Mais je pense que s’il existe encore ce pilote et qu’il sait qu’il a eu de Gaulle dans son collimateur, je pense qu’il doit avoir des nuits qui ne sont pas très paisibles. Et puis après on est donc entré en Allemagne et personnellement moi je suis resté jusqu’au 8 mai
La Victoire en Allemagne
Nous avons assisté donc à la Victoire en Allemagne à Langenargen, là où était installé le PC de de Lattre, et on était finalement un petit peu triste. On était heureux parce que… le but était atteint, la France était présente en Allemagne, on avait une zone d’occupation, de Lattre avait été invité à signer à Berlin donc c’était un miracle extraordinaire, pensez qu’en 4 ans notre pauvre pays effondré, inanimé était présent à la Victoire, c’était, c’était un miracle incroyable qu’était d’ailleurs… naturellement dû en premier à Charles de Gaulle mais ensuite à tous les combattants qui avaient permis que la France soit présente dans tous les combats, en Érythrée, en Afrique Centrale, en Italie, sur le front des Vosges etc.
Mais enfin, on était un petit peu triste parce que si vous voulez la fraternité des armes est quelque chose auxquels les hommes attachent beaucoup de prix et qui est en effet un sentiment merveilleux et on se rendait compte que ce sentiment, cette fraternité allait disparaître, que nous allions tous partir dans des directions différentes donc notre… notre joie profonde d’avoir atteint le but qu’on s’était fixé était un petit peu terni par la perspective de la séparation et de la … destruction de cette fatalité qui nous avaient menée pendant des années.
On pouvait rester dans l’armée, on était officier d’active hein, on était Saint-Cyriens donc on était officier d’active, beaucoup de mes camarades sont restés dans l’armée. Moi je n’avais pas tellement envie de rester dans l’armée.
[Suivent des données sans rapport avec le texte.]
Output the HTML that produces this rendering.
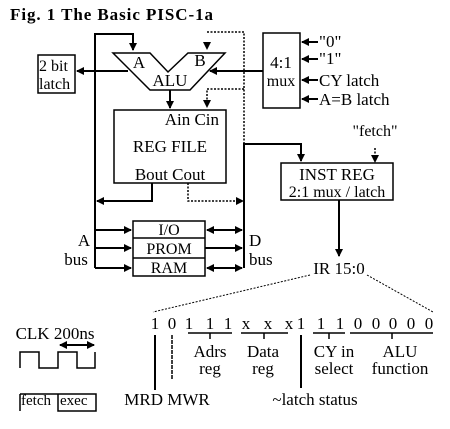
<!DOCTYPE html>
<html><head><meta charset="utf-8"><style>
html,body{margin:0;padding:0;background:#fff;}
svg{display:block;}
text{font-family:"Liberation Serif",serif;fill:#000;}
</style></head><body>
<svg width="450" height="429" viewBox="0 0 450 429" xmlns="http://www.w3.org/2000/svg">
<defs>
<marker id="ar" markerWidth="8" markerHeight="8" refX="7" refY="4" orient="auto" markerUnits="userSpaceOnUse"><path d="M0,0 L8,4 L0,8 z" fill="#000"/></marker>
<marker id="al" markerWidth="8" markerHeight="8" refX="1" refY="4" orient="auto" markerUnits="userSpaceOnUse"><path d="M8,0 L0,4 L8,8 z" fill="#000"/></marker>
</defs>
<text x="10" y="20" font-size="17" font-weight="bold" textLength="203">Fig. 1  The Basic PISC-1a</text>
<g stroke="#000" fill="none" stroke-width="2">
<path d="M95,268 V34 H133 V50" marker-end="url(#ar)"/>
<path d="M113,53 H150 L168,72 L188,53 H225 L190,90 H150 Z" stroke-width="1.5"/>
<rect x="38" y="55" width="37" height="38" stroke-width="1.5"/>
<path d="M128,71 H77" marker-end="url(#ar)"/>
<rect x="263" y="33" width="37" height="75" stroke-width="1.5"/>
<path d="M263,71 H210" marker-end="url(#ar)"/>
<path d="M318,42 H302" marker-end="url(#ar)"/>
<path d="M318,59 H302" marker-end="url(#ar)"/>
<path d="M318,80 H302" marker-end="url(#ar)"/>
<path d="M318,99 H302" marker-end="url(#ar)"/>
<rect x="114" y="110" width="112" height="73" stroke-width="1.5"/>
<path d="M170,90 V108" marker-end="url(#ar)"/>
<path d="M152,183 V201 H97" marker-end="url(#ar)"/>
<path d="M244,268 V144 H301 V161" marker-end="url(#ar)"/>
<rect x="281" y="163" width="112" height="37" stroke-width="1.5"/>
<path d="M339,200 V256" marker-end="url(#ar)"/>
<rect x="133" y="221" width="72" height="55" stroke-width="1.5"/>
<path d="M133,238 H205 M133,258 H205" stroke-width="1.5"/>
<path d="M95,230 H131" marker-end="url(#ar)"/>
<path d="M95,248 H131" marker-end="url(#ar)"/>
<path d="M95,268 H131" marker-end="url(#ar)"/>
<path d="M207,230 H242" marker-start="url(#al)" marker-end="url(#ar)"/>
<path d="M205,248 H242" marker-end="url(#ar)"/>
<path d="M207,268 H242" marker-start="url(#al)" marker-end="url(#ar)"/>
</g>
<g stroke="#000" fill="none" stroke-width="1.5" stroke-dasharray="2,1.5">
<path d="M207,32 H244 V200"/>
<path d="M244,89 H207 V106"/>
<path d="M188,183 V201 H240"/>
<path d="M375,148 V160"/>
<path d="M310,275 L153,312" stroke-width="1"/>
<path d="M367,275 L433,312" stroke-width="1"/>
</g>
<g fill="#000">
<path d="M203,42 L211,42 L207,50 Z"/>
<path d="M203,100 L211,100 L207,108 Z"/>
<path d="M236,197 L244,201 L236,205 Z"/>
<path d="M371,155 L379,155 L375,163 Z"/>
</g>
<g font-size="17">
<text x="139" y="68" text-anchor="middle">A</text>
<text x="200" y="66" text-anchor="middle">B</text>
<text x="170" y="86" text-anchor="middle">ALU</text>
<text x="39" y="71" font-size="16">2 bit</text>
<text x="39" y="89" font-size="16">latch</text>
<text x="281" y="68" text-anchor="middle">4:1</text>
<text x="281" y="86" text-anchor="middle" font-size="16">mux</text>
<text x="319" y="47">"0"</text>
<text x="319" y="64">"1"</text>
<text x="319" y="86">CY latch</text>
<text x="319" y="105">A=B latch</text>
<text x="219" y="125" text-anchor="end">Ain  Cin</text>
<text x="170" y="152" text-anchor="middle">REG FILE</text>
<text x="170" y="180" text-anchor="middle">Bout  Cout</text>
<text x="375" y="136" text-anchor="middle" font-size="16">"fetch"</text>
<text x="337" y="180" text-anchor="middle">INST REG</text>
<text x="337" y="197" text-anchor="middle" font-size="16">2:1 mux / latch</text>
<text x="169" y="235" text-anchor="middle" font-size="16">I/O</text>
<text x="169" y="254" text-anchor="middle" font-size="16">PROM</text>
<text x="169" y="273" text-anchor="middle" font-size="16">RAM</text>
<text x="84" y="246" text-anchor="middle">A</text>
<text x="76" y="265" text-anchor="middle">bus</text>
<text x="249" y="246">D</text>
<text x="249" y="265">bus</text>
<text x="339" y="274" text-anchor="middle">IR 15:0</text>
<g text-anchor="middle">
<text x="155" y="329">1</text><text x="172" y="329">0</text>
<text x="189" y="329">1</text><text x="210" y="329">1</text><text x="228" y="329">1</text>
<text x="246" y="329">x</text><text x="268" y="329">x</text><text x="289" y="329">x</text>
<text x="301" y="329">1</text><text x="321" y="329">1</text><text x="340" y="329">1</text>
<text x="358" y="329">0</text><text x="376" y="329">0</text><text x="393" y="329">0</text><text x="411" y="329">0</text><text x="429" y="329">0</text>
<text x="210" y="357">Adrs</text>
<text x="210" y="374">reg</text>
<text x="263" y="357">Data</text>
<text x="263" y="374">reg</text>
<text x="334" y="357">CY in</text>
<text x="334" y="374">select</text>
<text x="400" y="357">ALU</text>
<text x="400" y="374">function</text>
<text x="167" y="405">MRD MWR</text>
<text x="315" y="405">~latch status</text>
<text x="55" y="339">CLK 200ns</text>
</g>
<text x="21" y="405" font-size="15">fetch</text>
<text x="60" y="405" font-size="15">exec</text>
</g>
<g stroke="#000" fill="none" stroke-width="1.5">
<path d="M188,333 H232 M210,333 V339"/>
<path d="M241,333 H288 M264,333 V339"/>
<path d="M313,333 H345 M329,333 V339"/>
<path d="M350,333 H433 M392,333 V339"/>
<path d="M155,335 V390" stroke-width="2"/>
<path d="M172,335 V380" stroke-dasharray="4,1"/>
<path d="M301,335 V388" stroke-width="2"/>
<path d="M60,345 H94" marker-start="url(#al)" marker-end="url(#ar)" stroke-width="2"/>
<path d="M20,368 V352 H39 V368 H58 V352 H77 V368 H95 V352"/>
<path d="M20,394 H58 V411 H96 V394 H58 M20,394 V411"/>
</g>
</svg>
</body></html>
Chef de cabinet de de Gaulle en 1958, préfet de l’Indre de 1963 à 1965
C’est à ce moment-là que le Général a voulu me nommer préfet mais comme il avait lui-même instauré une règle, à savoir qu’on ne pouvait pas nommer un préfet sans que ce préfet occupe une situation territoriale, ce qui n’était pas le cas sous la 4èmerépublique puisqu’il y a beaucoup de préfets qu’ont jamais occupé de situation territoriale, finalement j’ai été obligé de quitter l’Élysée pour aller occuper mon poste et j’ai choisi, on a eu l’extrême élégance de me proposer plusieurs départements mais pour des raisons affectives que vous imaginez facilement, j’ai choisi l’Indre.
Et j’ai retrouvé mon, mon chef de maquis, qui était retourné dans son garage et qu’était d’ailleurs en mauvaise santé mais que j’ai invité à plusieurs reprises à la préfecture.
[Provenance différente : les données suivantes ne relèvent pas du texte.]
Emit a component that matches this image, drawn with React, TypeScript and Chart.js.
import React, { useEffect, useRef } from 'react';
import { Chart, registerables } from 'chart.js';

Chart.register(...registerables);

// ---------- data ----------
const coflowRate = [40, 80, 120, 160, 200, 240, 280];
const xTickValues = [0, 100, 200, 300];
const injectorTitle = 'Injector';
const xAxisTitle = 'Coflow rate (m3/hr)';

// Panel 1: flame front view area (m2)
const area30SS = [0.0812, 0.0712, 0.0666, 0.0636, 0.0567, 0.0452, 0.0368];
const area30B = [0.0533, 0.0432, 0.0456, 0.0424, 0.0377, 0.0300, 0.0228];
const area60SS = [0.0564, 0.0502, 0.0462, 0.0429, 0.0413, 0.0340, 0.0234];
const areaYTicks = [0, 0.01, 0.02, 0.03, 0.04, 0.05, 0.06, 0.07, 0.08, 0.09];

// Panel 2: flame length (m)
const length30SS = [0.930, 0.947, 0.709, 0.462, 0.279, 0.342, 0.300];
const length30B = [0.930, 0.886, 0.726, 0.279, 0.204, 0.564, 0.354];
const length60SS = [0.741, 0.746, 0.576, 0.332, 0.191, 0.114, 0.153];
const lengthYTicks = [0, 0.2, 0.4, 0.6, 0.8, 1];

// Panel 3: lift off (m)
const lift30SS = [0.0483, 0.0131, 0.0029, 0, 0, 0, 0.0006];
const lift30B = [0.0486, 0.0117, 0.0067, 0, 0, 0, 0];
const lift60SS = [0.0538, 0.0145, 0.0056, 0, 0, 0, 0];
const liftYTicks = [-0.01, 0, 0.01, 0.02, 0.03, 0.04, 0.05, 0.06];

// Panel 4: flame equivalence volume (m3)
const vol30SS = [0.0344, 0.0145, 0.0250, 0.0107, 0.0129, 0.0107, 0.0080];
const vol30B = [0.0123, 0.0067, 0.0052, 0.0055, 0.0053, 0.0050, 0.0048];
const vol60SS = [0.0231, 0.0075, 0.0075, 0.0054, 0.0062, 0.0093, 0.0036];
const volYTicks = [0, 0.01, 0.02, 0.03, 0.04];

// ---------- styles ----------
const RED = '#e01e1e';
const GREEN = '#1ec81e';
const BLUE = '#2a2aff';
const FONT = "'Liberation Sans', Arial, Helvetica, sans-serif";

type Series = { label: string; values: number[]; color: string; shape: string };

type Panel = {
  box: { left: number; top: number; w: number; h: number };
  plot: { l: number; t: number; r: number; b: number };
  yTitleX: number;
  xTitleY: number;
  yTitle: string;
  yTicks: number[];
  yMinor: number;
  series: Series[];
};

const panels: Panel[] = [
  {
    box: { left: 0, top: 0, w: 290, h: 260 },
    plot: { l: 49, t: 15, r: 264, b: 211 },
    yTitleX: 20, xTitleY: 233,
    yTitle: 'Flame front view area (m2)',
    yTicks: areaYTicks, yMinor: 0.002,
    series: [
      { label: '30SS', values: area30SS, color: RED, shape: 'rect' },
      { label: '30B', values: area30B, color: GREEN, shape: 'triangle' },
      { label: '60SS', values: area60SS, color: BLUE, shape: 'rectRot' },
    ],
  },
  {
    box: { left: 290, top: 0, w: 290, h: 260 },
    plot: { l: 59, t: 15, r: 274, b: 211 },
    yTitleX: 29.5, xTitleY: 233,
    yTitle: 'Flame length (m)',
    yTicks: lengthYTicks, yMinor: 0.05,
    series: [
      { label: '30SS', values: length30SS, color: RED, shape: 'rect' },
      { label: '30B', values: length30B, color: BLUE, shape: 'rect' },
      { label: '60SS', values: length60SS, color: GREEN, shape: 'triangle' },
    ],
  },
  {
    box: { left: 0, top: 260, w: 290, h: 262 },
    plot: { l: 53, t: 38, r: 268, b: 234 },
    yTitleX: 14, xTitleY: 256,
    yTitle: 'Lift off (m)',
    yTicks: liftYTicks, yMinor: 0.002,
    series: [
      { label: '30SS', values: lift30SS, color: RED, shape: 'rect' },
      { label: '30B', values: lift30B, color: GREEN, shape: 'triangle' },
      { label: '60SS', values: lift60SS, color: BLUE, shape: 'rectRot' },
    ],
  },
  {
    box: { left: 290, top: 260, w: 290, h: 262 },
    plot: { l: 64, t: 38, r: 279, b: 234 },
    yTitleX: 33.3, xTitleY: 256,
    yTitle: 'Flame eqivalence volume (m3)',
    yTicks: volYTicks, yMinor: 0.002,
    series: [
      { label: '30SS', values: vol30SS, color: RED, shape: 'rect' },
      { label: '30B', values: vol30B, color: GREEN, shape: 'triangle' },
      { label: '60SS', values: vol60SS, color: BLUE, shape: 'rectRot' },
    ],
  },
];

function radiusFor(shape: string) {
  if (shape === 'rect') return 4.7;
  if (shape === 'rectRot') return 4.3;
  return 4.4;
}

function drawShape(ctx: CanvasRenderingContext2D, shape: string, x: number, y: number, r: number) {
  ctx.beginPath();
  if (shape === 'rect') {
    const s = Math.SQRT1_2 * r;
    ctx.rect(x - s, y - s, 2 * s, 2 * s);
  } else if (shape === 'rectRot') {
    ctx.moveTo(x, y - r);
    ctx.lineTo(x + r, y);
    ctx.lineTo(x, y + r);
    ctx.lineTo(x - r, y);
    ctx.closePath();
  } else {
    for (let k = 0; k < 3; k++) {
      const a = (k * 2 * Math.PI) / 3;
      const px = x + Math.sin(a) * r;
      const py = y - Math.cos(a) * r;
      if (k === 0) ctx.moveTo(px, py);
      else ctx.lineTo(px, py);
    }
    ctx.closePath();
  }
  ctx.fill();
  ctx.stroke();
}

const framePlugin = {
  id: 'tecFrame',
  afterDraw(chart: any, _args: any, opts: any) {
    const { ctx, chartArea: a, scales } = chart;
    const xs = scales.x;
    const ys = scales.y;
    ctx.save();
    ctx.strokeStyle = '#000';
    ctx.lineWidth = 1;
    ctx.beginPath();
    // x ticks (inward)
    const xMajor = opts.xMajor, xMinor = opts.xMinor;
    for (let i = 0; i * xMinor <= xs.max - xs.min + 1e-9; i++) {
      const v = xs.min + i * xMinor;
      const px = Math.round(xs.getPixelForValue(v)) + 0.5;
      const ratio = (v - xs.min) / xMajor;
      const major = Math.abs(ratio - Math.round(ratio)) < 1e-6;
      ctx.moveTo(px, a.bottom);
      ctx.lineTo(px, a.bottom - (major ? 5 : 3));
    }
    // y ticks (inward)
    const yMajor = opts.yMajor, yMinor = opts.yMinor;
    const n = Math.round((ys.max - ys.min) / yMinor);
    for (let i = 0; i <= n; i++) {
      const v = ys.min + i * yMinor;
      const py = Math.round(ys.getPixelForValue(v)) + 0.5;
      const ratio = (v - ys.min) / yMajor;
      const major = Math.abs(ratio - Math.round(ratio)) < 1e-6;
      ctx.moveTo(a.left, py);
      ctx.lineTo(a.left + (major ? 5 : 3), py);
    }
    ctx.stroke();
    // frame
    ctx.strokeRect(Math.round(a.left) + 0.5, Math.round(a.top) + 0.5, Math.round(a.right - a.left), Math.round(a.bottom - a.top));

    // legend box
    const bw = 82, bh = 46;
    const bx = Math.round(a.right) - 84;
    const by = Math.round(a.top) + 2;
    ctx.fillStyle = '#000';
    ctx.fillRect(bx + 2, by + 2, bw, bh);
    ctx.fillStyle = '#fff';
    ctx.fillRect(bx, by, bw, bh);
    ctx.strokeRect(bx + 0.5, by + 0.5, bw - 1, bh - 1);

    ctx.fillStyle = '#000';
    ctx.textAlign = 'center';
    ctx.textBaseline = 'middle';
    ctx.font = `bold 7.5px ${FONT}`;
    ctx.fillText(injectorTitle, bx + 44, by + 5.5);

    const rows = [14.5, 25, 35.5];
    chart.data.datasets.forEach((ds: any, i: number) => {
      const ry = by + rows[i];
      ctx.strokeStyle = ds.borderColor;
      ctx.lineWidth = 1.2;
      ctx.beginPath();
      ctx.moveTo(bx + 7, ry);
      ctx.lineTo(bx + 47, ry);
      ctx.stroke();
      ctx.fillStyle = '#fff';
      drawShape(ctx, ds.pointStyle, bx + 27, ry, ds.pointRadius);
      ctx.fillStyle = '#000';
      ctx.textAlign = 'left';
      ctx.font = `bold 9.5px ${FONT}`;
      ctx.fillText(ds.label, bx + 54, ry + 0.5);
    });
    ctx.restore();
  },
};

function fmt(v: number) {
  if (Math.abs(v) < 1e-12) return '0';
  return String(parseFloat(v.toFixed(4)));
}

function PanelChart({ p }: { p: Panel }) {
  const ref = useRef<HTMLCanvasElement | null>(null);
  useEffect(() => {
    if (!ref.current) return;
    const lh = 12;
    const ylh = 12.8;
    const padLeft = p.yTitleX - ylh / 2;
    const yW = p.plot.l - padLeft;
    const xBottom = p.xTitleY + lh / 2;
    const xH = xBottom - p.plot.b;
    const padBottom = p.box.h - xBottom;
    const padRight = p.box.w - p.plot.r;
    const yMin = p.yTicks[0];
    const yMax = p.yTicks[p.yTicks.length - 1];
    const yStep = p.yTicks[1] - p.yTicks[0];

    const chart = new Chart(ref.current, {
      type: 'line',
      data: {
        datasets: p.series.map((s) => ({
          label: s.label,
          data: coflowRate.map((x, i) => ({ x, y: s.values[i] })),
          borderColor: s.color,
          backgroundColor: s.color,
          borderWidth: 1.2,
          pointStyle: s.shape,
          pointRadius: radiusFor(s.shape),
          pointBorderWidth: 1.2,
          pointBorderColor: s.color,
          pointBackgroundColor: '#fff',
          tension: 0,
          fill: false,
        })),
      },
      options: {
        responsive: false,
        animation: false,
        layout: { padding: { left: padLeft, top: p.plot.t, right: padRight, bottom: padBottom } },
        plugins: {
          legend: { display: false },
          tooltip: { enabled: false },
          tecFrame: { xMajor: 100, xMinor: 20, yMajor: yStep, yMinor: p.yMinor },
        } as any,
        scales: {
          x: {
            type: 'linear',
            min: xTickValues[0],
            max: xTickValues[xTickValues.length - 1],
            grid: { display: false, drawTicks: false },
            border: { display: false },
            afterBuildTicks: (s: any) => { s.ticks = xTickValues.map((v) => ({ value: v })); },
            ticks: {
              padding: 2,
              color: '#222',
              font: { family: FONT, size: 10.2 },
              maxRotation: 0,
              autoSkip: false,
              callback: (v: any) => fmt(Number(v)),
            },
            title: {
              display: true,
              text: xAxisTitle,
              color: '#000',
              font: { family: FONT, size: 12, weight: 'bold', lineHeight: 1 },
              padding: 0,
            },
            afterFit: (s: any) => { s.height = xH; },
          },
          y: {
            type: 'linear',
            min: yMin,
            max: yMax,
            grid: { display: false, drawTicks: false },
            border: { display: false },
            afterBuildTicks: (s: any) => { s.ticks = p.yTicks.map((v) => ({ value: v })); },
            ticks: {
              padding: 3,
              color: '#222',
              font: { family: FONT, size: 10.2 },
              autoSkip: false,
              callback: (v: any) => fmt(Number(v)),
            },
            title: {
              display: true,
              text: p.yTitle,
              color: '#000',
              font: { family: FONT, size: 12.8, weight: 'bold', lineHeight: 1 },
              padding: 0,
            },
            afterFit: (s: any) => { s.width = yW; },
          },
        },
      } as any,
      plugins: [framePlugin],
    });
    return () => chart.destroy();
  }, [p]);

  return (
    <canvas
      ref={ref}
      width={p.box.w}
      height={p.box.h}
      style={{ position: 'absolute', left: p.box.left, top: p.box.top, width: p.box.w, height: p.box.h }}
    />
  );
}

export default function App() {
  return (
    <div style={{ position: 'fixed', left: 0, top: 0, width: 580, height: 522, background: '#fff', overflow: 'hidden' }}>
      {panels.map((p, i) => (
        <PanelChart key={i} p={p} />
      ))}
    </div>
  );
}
Co-fondateur de l’Institut Charles de Gaulle
J’avais eu le temps de fonder avec l’accord du Général, l’Institut Charles de Gaulle qui malheureusement s’est réuni pour la première fois, le Général venait de mourir, en février 71, mais il avait vu les statuts, je lui avais montré, il les avait approuvés, il avait approuvé la liste des membres du conseil d’administration, la présidence d’André Malraux, donc c’est une affaire qui était partie sur des bases solides avec son accord. Donc cet Institut dont vous connaissez les activités, je l’ai pratiquement dirigé pendant une vingtaine d’années.
Messages aux jeunes générations
Je crois qu’il faut savoir dire non de temps en temps. Alors c’est pas facile, parce que quelquefois ça heurte l’environnement, toutes les idées qui circulent et dire non, ce qu’a fait de Gaulle le 18 juin, ce qu’un certain nombre d’entre nous, à des échelons très modestes, ont fait, c’est quand même à mon avis une capacité humaine, une capacité de l’homme, unique à l’homme.
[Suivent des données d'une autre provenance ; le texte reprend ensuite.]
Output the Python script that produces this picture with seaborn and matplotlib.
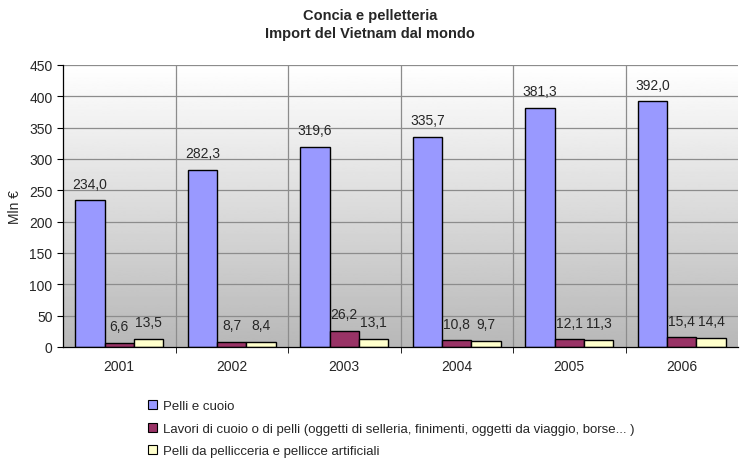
import numpy as np
import pandas as pd
import seaborn as sns
import matplotlib.pyplot as plt
from matplotlib.patches import Patch

# Data
years = ['2001', '2002', '2003', '2004', '2005', '2006']
series_names = [
    'Pelli e cuoio',
    'Lavori di cuoio o di pelli (oggetti di selleria, finimenti, oggetti da viaggio, borse... )',
    'Pelli da pellicceria e pellicce artificiali',
]
pelli_cuoio = [234.0, 282.3, 319.6, 335.7, 381.3, 392.0]
lavori_cuoio = [6.6, 8.7, 26.2, 10.8, 12.1, 15.4]
pellicceria = [13.5, 8.4, 13.1, 9.7, 11.3, 14.4]
colors = ['#9999FF', '#993366', '#FFFFCC']

df = pd.DataFrame({
    'Anno': years * 3,
    'Serie': np.repeat(series_names, len(years)),
    'Valore': pelli_cuoio + lavori_cuoio + pellicceria,
})

sns.set_style('white')
plt.rcParams['font.family'] = ['Liberation Sans', 'DejaVu Sans']

fig = plt.figure(figsize=(7.4, 4.6), dpi=100)
ax = fig.add_axes([63 / 740, 112 / 460, 675 / 740, 282 / 460])

# gradient background of the plot area
grad = np.linspace(0.72, 1.0, 256).reshape(-1, 1)
ax.imshow(grad, cmap='gray', vmin=0, vmax=1, origin='lower', aspect='auto',
          extent=[0, 1, 0, 1], transform=ax.transAxes, zorder=0)

sns.barplot(data=df, x='Anno', y='Valore', hue='Serie', palette=colors,
            saturation=1, width=0.78, edgecolor='black', linewidth=1,
            ax=ax, zorder=3, legend=False)

ax.set_ylim(0, 450)
ax.set_xlim(-0.5, len(years) - 0.5)
ax.set_yticks(range(0, 451, 50))
ax.tick_params(axis='y', labelsize=10, length=4, color='black', left=True)
ax.tick_params(axis='x', labelsize=10, length=0, pad=9)
ax.set_xticks(np.arange(0.5, len(years) - 0.5), minor=True)
ax.tick_params(axis='x', which='minor', length=4, color='black', bottom=True)

for y in range(50, 451, 50):
    ax.axhline(y, color='#8c8c8c', lw=0.9, zorder=1)
for x in np.arange(0.5, len(years) - 0.5):
    ax.axvline(x, color='#8c8c8c', lw=0.9, zorder=1)

for s in ['top', 'right']:
    ax.spines[s].set_visible(False)
for s in ['left', 'bottom']:
    ax.spines[s].set_color('black')
    ax.spines[s].set_linewidth(0.9)
    ax.spines[s].set_zorder(4)

# value labels with comma decimals
for cont in ax.containers:
    labels = [f'{b.get_height():.1f}'.replace('.', ',') for b in cont]
    ax.bar_label(cont, labels=labels, padding=7, fontsize=10)

ax.set_xlabel('')
ax.set_ylabel('Mln €', fontsize=10, labelpad=5)

fig.text(0.5, 1 - 16 / 460, 'Concia e pelletteria', ha='center', va='center',
         fontsize=10.5, fontweight='bold')
fig.text(0.5, 1 - 34 / 460, 'Import del Vietnam dal mondo', ha='center', va='center',
         fontsize=10.5, fontweight='bold')

handles = [Patch(facecolor=c, edgecolor='black', lw=0.8) for c in colors]
fig.legend(handles, series_names, loc='upper left', bbox_to_anchor=(148 / 740, 1 - 401 / 460),
           frameon=False, fontsize=9.5, handlelength=0.7, handleheight=0.7,
           handletextpad=0.4, labelspacing=0.78, borderpad=0, borderaxespad=0)

fig.savefig('out.png', dpi=100)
Si j’ai un message à transmettre aux jeunes, c’est que s’il y a quelque chose un jour, une situation, une décision à prendre où l’essentiel à leurs yeux, l’essentiel, pas forcément le même pour tout le monde, mais l’essentiel est en cause, il faut qu’ils puissent dire non et si on accepte cette idée-là, de savoir un jour refuser ce qu’on n’accepte pas, beaucoup de choses à mon avis s’éclairent, beaucoup de choix de la vie s’éclairent. Vous savez, de Gaulle a dit « quand vous avez deux chemins, choisissez celui qui monte le plus haut », alors ça peut s’appliquer à beaucoup de circonstances, tous les jeunes ont dans leur vie à un moment donné ou à un autre, tout le monde connaît une situation analogue au 18 juin. Tout le monde, pour des occasions professionnelles, familiales, que sais-je, y’a un moment donné où il faut choisir, et là l’important c’est de ne pas accepter l’inacceptable.